Records excerpted from a collection
▼

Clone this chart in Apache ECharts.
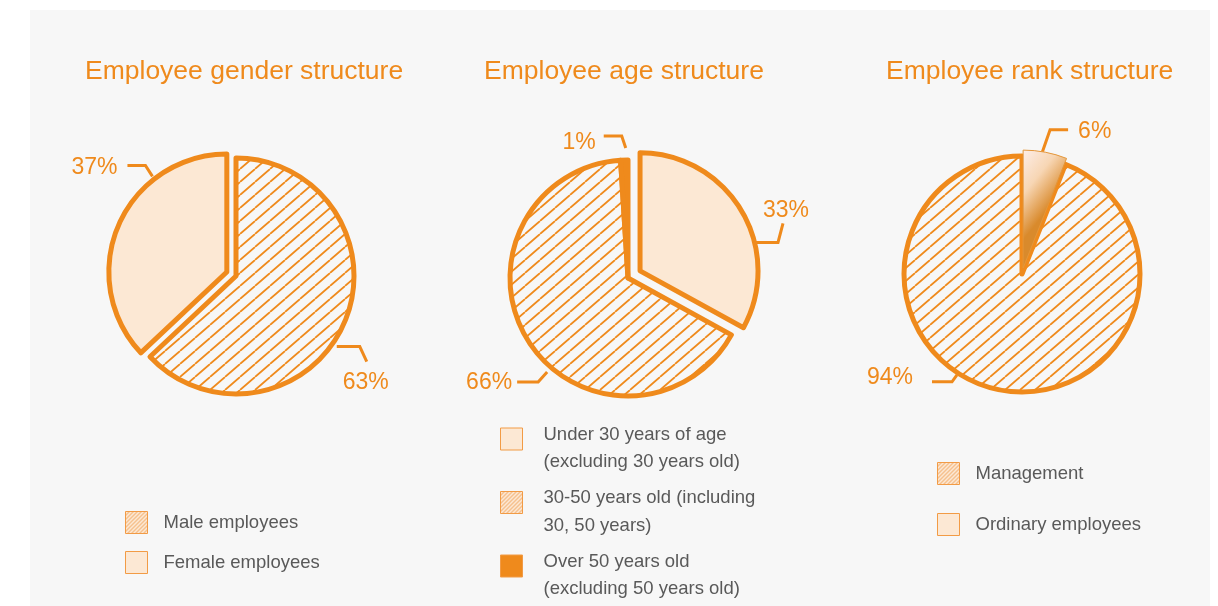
<!DOCTYPE html>
<html><head><meta charset="utf-8">
<script src="https://cdn.jsdelivr.net/npm/echarts@6/dist/echarts.min.js"></script>
<style>
html,body{margin:0;padding:0;background:#ffffff;width:1218px;height:606px;overflow:hidden}
#panel{position:absolute;left:30px;top:10px;width:1180px;height:596px;background:#f7f7f7}
#chart{position:absolute;left:0;top:0;width:1218px;height:606px}
</style></head><body>
<div id="panel"></div><div id="chart"></div>
<script>
// ---------- data ----------
const titles = ['Employee gender structure', 'Employee age structure', 'Employee rank structure'];
const genderNames = ['Male employees', 'Female employees'];
const genderValues = [63, 37];
const ageNames = ['Under 30 years of age\n(excluding 30 years old)', '30-50 years old (including\n30, 50 years)', 'Over 50 years old\n(excluding 50 years old)'];
const ageValues = [33, 66, 1];
const rankNames = ['Management', 'Ordinary employees'];
const rankValues = [6, 94];

// ---------- styles ----------
const ORANGE = '#ef8a1c';
const LIGHT = '#fce8d4';
const BG = '#f7f7f7';
const NONE = 'rgba(0,0,0,0)';
const FONT = '"Liberation Sans", Arial, Helvetica, sans-serif';
const LEGEND_TEXT = '#595959';

function hatch(w, h, lw, bg, fg) {
  const c = document.createElement('canvas');
  c.width = w; c.height = h;
  const g = c.getContext('2d');
  g.fillStyle = bg; g.fillRect(0, 0, w, h);
  g.strokeStyle = fg; g.lineWidth = lw; g.lineCap = 'butt';
  g.beginPath();
  for (let k = -1; k <= 1; k++) { g.moveTo(k * w, h); g.lineTo(k * w + w, 0); }
  g.stroke();
  return { image: c, repeat: 'repeat' };
}
const bigHatch = hatch(15, 13, 1.8, BG, ORANGE);
const smallHatch = hatch(4, 4, 1, LIGHT, '#f09a48');
const gradient6 = { type: 'linear', x: 0, y: 0, x2: 1, y2: 0.3,
  colorStops: [{ offset: 0, color: '#fdeee9' }, { offset: 0.5, color: '#f7d6b4' }, { offset: 1, color: '#d98a2c' }] };

const R = 118;
const BORDER = 5;
const centers = [[236, 276], [628, 278], [1022, 274]];
const explodedIndex = [1, 0, 0];
const explodeDist = [10, 14, 6];
const sliceStyles = [
  [{ color: bigHatch }, { color: LIGHT }],
  [{ color: LIGHT }, { color: bigHatch }, { color: ORANGE }],
  [{ color: gradient6, borderWidth: 1, borderColor: '#e3963a' }, { color: bigHatch }]
];
const legendIconStyles = [
  [{ color: smallHatch }, { color: LIGHT }],
  [{ color: LIGHT }, { color: smallHatch }, { color: ORANGE }],
  [{ color: smallHatch }, { color: LIGHT }]
];
// label leader geometry: anchor angle (deg clockwise from top), anchor radius, two segments, text offset, align
const labelGeo = [
  [ { a: 125, r: 123, d1: [23, 0], d2: [7, 15], t: [-1, 21], al: 'center' },
    { a: 320, r: 130, d1: [-7, -11], d2: [-18, 0], t: [-10, 2], al: 'right' } ],
  [ { a: 74, r: 129, d1: [26, 0], d2: [5, -19], t: [3, -13], al: 'center' },
    { a: 220.7, r: 124, d1: [-9, 10], d2: [-21, 0], t: [-5, 1], al: 'right' },
    { a: 359, r: 130, d1: [-4, -12], d2: [-18, 0], t: [-8, 7], al: 'right' } ],
  [ { a: 9.4, r: 123, d1: [8, -23], d2: [18, 0], t: [10, 2], al: 'left' },
    { a: 212.8, r: 120, d1: [-5, 7], d2: [-20, 0], t: [-19, -4], al: 'right' } ]
];

const common = {
  type: 'pie', radius: R, startAngle: 90, clockwise: true, animation: false,
  avoidLabelOverlap: false, emphasis: { disabled: true }, selectedMode: false
};

function pieSeries(idx, names, values) {
  const c = centers[idx];
  const geo = labelGeo[idx];
  const e = explodedIndex[idx];
  return Object.assign({}, common, {
    name: titles[idx],
    center: c,
    itemStyle: { borderColor: ORANGE, borderWidth: BORDER, borderJoin: 'round' },
    label: { show: true, formatter: '{c}%', color: ORANGE, fontSize: 23, fontFamily: FONT },
    labelLine: { show: true, smooth: false, lineStyle: { color: ORANGE, width: 3 } },
    labelLayout: function (p) {
      const g = geo[p.dataIndex];
      const a = g.a * Math.PI / 180;
      const ax = c[0] + g.r * Math.sin(a), ay = c[1] - g.r * Math.cos(a);
      const p1 = [ax + g.d1[0], ay + g.d1[1]];
      const p2 = [p1[0] + g.d2[0], p1[1] + g.d2[1]];
      return { x: p2[0] + g.t[0], y: p2[1] + g.t[1], align: g.al, verticalAlign: 'middle',
        labelLinePoints: [[ax, ay], p1, p2] };
    },
    data: names.map((n, i) => ({ name: n, value: values[i],
      itemStyle: i === e ? { color: NONE, borderWidth: 0 } : sliceStyles[idx][i] }))
  });
}

// the pulled-out slice, drawn by the same pie layout at a shifted centre
function explodedSeries(idx, names, values) {
  const e = explodedIndex[idx];
  const total = values.reduce((s, v) => s + v, 0);
  const before = values.slice(0, e).reduce((s, v) => s + v, 0);
  const mid = (before + values[e] / 2) / total * 2 * Math.PI;
  const c = [centers[idx][0] + explodeDist[idx] * Math.sin(mid), centers[idx][1] - explodeDist[idx] * Math.cos(mid)];
  return Object.assign({}, common, {
    name: titles[idx] + ' (pulled)',
    center: c, silent: true,
    itemStyle: { borderColor: ORANGE, borderWidth: BORDER, borderJoin: 'round' },
    label: { show: false }, labelLine: { show: false },
    data: names.map((n, i) => ({ name: n, value: values[i],
      itemStyle: i === e ? sliceStyles[idx][i] : { color: NONE, borderWidth: 0 } }))
  });
}

const legendBase = {
  orient: 'vertical', padding: 0, icon: 'rect', itemWidth: 22, itemHeight: 22,
  selectedMode: false, height: 260,
  itemStyle: { borderWidth: 1, borderColor: '#f29b45' },
  textStyle: { color: LEGEND_TEXT, fontSize: 18.5, fontFamily: FONT, padding: [0, 0, 0, 11] }
};
function legendData(names, idx) {
  return names.map((n, i) => ({ name: n, itemStyle: legendIconStyles[idx][i] }));
}

const option = {
  backgroundColor: 'transparent',
  animation: false,
  title: [
    { text: titles[0], left: 85, top: 58 },
    { text: titles[1], left: 484, top: 58 },
    { text: titles[2], left: 886, top: 58 }
  ].map(t => Object.assign(t, { padding: 0, textStyle: { color: ORANGE, fontSize: 26.5, fontWeight: 'normal', fontFamily: FONT } })),
  legend: [
    Object.assign({}, legendBase, { left: 125, top: 511, itemGap: 17, data: legendData(genderNames, 0) }),
    Object.assign({}, legendBase, { left: 500, top: 402, itemGap: -10.5,
      formatter: n => '{s| }\n' + n,
      textStyle: { color: LEGEND_TEXT, fontSize: 18.5, fontFamily: FONT, lineHeight: 27.5, padding: [0, 0, 0, 16],
        rich: { s: { fontSize: 10, lineHeight: 19 } } },
      data: legendData(ageNames, 1) }),
    Object.assign({}, legendBase, { left: 937, top: 462, itemGap: 28, data: legendData(rankNames, 2) })
  ],
  series: [
    pieSeries(0, genderNames, genderValues),
    pieSeries(1, ageNames, ageValues),
    pieSeries(2, rankNames, rankValues),
    explodedSeries(0, genderNames, genderValues),
    explodedSeries(1, ageNames, ageValues),
    explodedSeries(2, rankNames, rankValues)
  ]
};

const chart = echarts.init(document.getElementById('chart'), null, { renderer: 'canvas' });
chart.setOption(option);
</script>
</body></html>
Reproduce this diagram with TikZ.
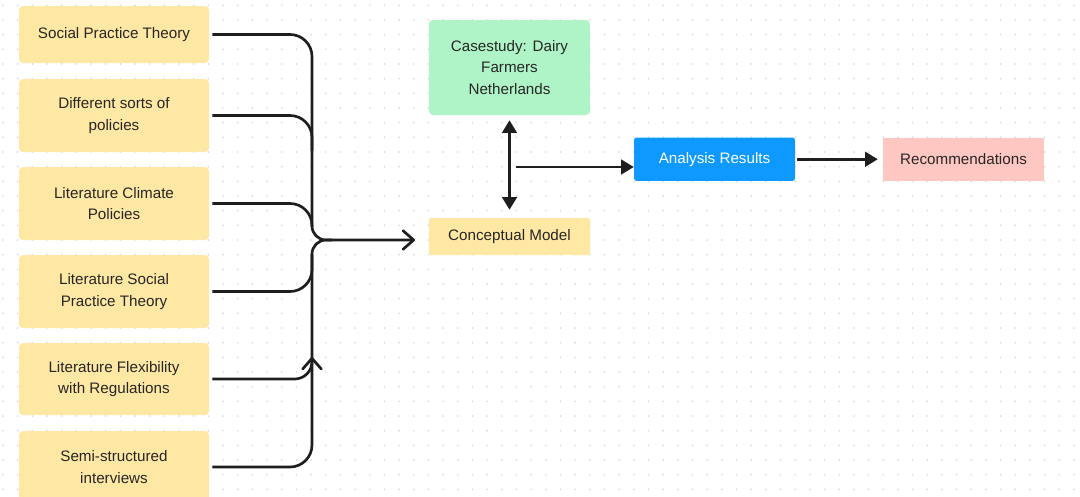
\documentclass[tikz,border=0pt]{standalone}
\usepackage{fontspec}
\setmainfont{Liberation Sans}
\usetikzlibrary{arrows.meta}

\definecolor{ink}{HTML}{1E1E1E}
\definecolor{txt}{HTML}{262626}
\definecolor{dotc}{HTML}{D9D9D9}
\definecolor{sand}{HTML}{FFE8A3}
\definecolor{mint}{HTML}{AFF4C6}
\definecolor{azure}{HTML}{0D99FF}
\definecolor{blush}{HTML}{FFC7C2}

\tikzset{
  card/.style={rectangle, rounded corners=3pt, inner sep=0pt, align=center,
    text=txt, font=\fontsize{11.4}{16.2}\selectfont},
  srcbox/.style={card, fill=sand, minimum width=142.5pt},
  conn/.style={draw=ink, line width=2pt, line join=round},
  barb/.style={-{Straight Barb[length=8pt,width=14pt,line join=round,round]}},
  solidtip/.style={-{Triangle[length=9.5pt,width=11pt]}},
  bothtips/.style={{Triangle[length=9.5pt,width=11pt]}-{Triangle[length=9.5pt,width=11pt]}},
}

\begin{document}
\begin{tikzpicture}[x=0.75pt, y=-0.75pt]
  \useasboundingbox (0,0) rectangle (1080,496);
  \clip (0,0) rectangle (1080,496);
  \fill[white] (0,0) rectangle (1080,496);

  % dotted canvas
  \foreach \i in {0,...,73}
    \foreach \j in {0,...,33}
      \fill[dotc] (3+14.67*\i, 5.3+14.67*\j) circle (0.7pt);

  % source boxes
  \node[srcbox, minimum height=42.75pt] (b1) at (114,34.5) {Social Practice Theory};
  \node[srcbox, minimum height=54.75pt] (b2) at (114,115.5) {Different sorts of\\policies};
  \node[srcbox, minimum height=54.75pt] (b3) at (114,203.5) {Literature Climate\\Policies};
  \node[srcbox, minimum height=54.75pt] (b4) at (114,291.5) {Literature Social\\Practice Theory};
  \node[srcbox, minimum height=54pt] (b5) at (114,379) {Literature Flexibility\\with Regulations};
  \node[srcbox, minimum height=54pt] (b6) at (114,467) {Semi-structured\\interviews};

  % right-hand boxes
  \node[card, fill=mint, minimum width=120.75pt, minimum height=71.25pt] (cs) at (509.5,67.5) {Casestudy: Dairy\\Farmers\\Netherlands};
  \node[card, fill=sand, rounded corners=1pt, minimum width=120.75pt, minimum height=27.75pt] (cm) at (509.5,236.5) {Conceptual Model};
  \node[card, fill=azure, text=white, rounded corners=2pt, minimum width=120.75pt, minimum height=32.6pt] (ar) at (714.5,159.25) {Analysis Results};
  \node[card, fill=blush, rounded corners=0pt, minimum width=120.75pt, minimum height=32.6pt] (rc) at (963.5,159.25) {Recommendations};

  % junction points of the bundle
  \coordinate (hub) at (312,240);
  \coordinate (trunkTop) at (312,200);
  \coordinate (trunkBot) at (312,280);
  \coordinate (cmIn) at (415,240);
  \coordinate (split) at (516,167);

  % bundle of inputs merging into the conceptual model
  \draw[conn, rounded corners=16.5pt, shorten <=2.25pt] (b1.east) -- (b1.east -| hub) -- (trunkTop);
  \draw[conn, rounded corners=16.5pt, shorten <=2.25pt] (b2.east) -- (b2.east -| hub) -- ++(0,35);
  \draw[conn, rounded corners=16.5pt, shorten <=2.25pt] (b3.east) -- (b3.east -| hub) -- ++(0,23);
  \draw[conn, rounded corners=16.5pt, shorten <=2.25pt] (b4.east) -- (b4.east -| hub) -- ++(0,-37);
  \draw[conn, barb, rounded corners=13pt, shorten <=2.25pt] (b5.east) -- (b5.east -| hub) -- ++(0,-22);
  \draw[conn, rounded corners=16.5pt, shorten <=2.25pt] (b6.east) -- (b6.east -| hub) -- (trunkBot);
  \draw[conn, barb, rounded corners=10.5pt] (trunkTop) -- (hub) -- (cmIn);
  \draw[conn, rounded corners=10.5pt] (trunkBot) -- (hub) -- ++(20,0);

  % case study <-> model, and onward to results
  \draw[conn, bothtips] ([yshift=-3.75pt]cs.south) -- ([yshift=6pt]cm.north);
  \draw[conn, solidtip] (split) -- (split -| ar.west);
  \draw[conn, solidtip] ([xshift=1.5pt]ar.east) -- ([xshift=-3.75pt]rc.west);
\end{tikzpicture}
\end{document}
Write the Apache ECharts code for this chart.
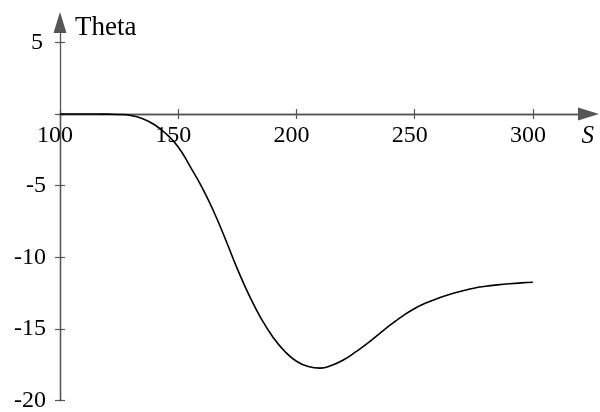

▲

[EXERCISE INSTRUCTIONS] Start at the line that contains "Reproduce this diagram with TikZ.", stop at the line that contains "minimum height=54pt] (b6)", and reproduce each line in that stretch exactly. Pictures are excluded.

[EXERCISE OUTPUT]
Reproduce this diagram with TikZ.
\documentclass[tikz,border=0pt]{standalone}
\usepackage{fontspec}
\setmainfont{Liberation Sans}
\usetikzlibrary{arrows.meta}

\definecolor{ink}{HTML}{1E1E1E}
\definecolor{txt}{HTML}{262626}
\definecolor{dotc}{HTML}{D9D9D9}
\definecolor{sand}{HTML}{FFE8A3}
\definecolor{mint}{HTML}{AFF4C6}
\definecolor{azure}{HTML}{0D99FF}
\definecolor{blush}{HTML}{FFC7C2}

\tikzset{
  card/.style={rectangle, rounded corners=3pt, inner sep=0pt, align=center,
    text=txt, font=\fontsize{11.4}{16.2}\selectfont},
  srcbox/.style={card, fill=sand, minimum width=142.5pt},
  conn/.style={draw=ink, line width=2pt, line join=round},
  barb/.style={-{Straight Barb[length=8pt,width=14pt,line join=round,round]}},
  solidtip/.style={-{Triangle[length=9.5pt,width=11pt]}},
  bothtips/.style={{Triangle[length=9.5pt,width=11pt]}-{Triangle[length=9.5pt,width=11pt]}},
}

\begin{document}
\begin{tikzpicture}[x=0.75pt, y=-0.75pt]
  \useasboundingbox (0,0) rectangle (1080,496);
  \clip (0,0) rectangle (1080,496);
  \fill[white] (0,0) rectangle (1080,496);

  % dotted canvas
  \foreach \i in {0,...,73}
    \foreach \j in {0,...,33}
      \fill[dotc] (3+14.67*\i, 5.3+14.67*\j) circle (0.7pt);

  % source boxes
  \node[srcbox, minimum height=42.75pt] (b1) at (114,34.5) {Social Practice Theory};
  \node[srcbox, minimum height=54.75pt] (b2) at (114,115.5) {Different sorts of\\policies};
  \node[srcbox, minimum height=54.75pt] (b3) at (114,203.5) {Literature Climate\\Policies};
  \node[srcbox, minimum height=54.75pt] (b4) at (114,291.5) {Literature Social\\Practice Theory};
  \node[srcbox, minimum height=54pt] (b5) at (114,379) {Literature Flexibility\\with Regulations};
  \node[srcbox, minimum height=54pt] (b6) at (114,467) {Semi-structured\\interviews};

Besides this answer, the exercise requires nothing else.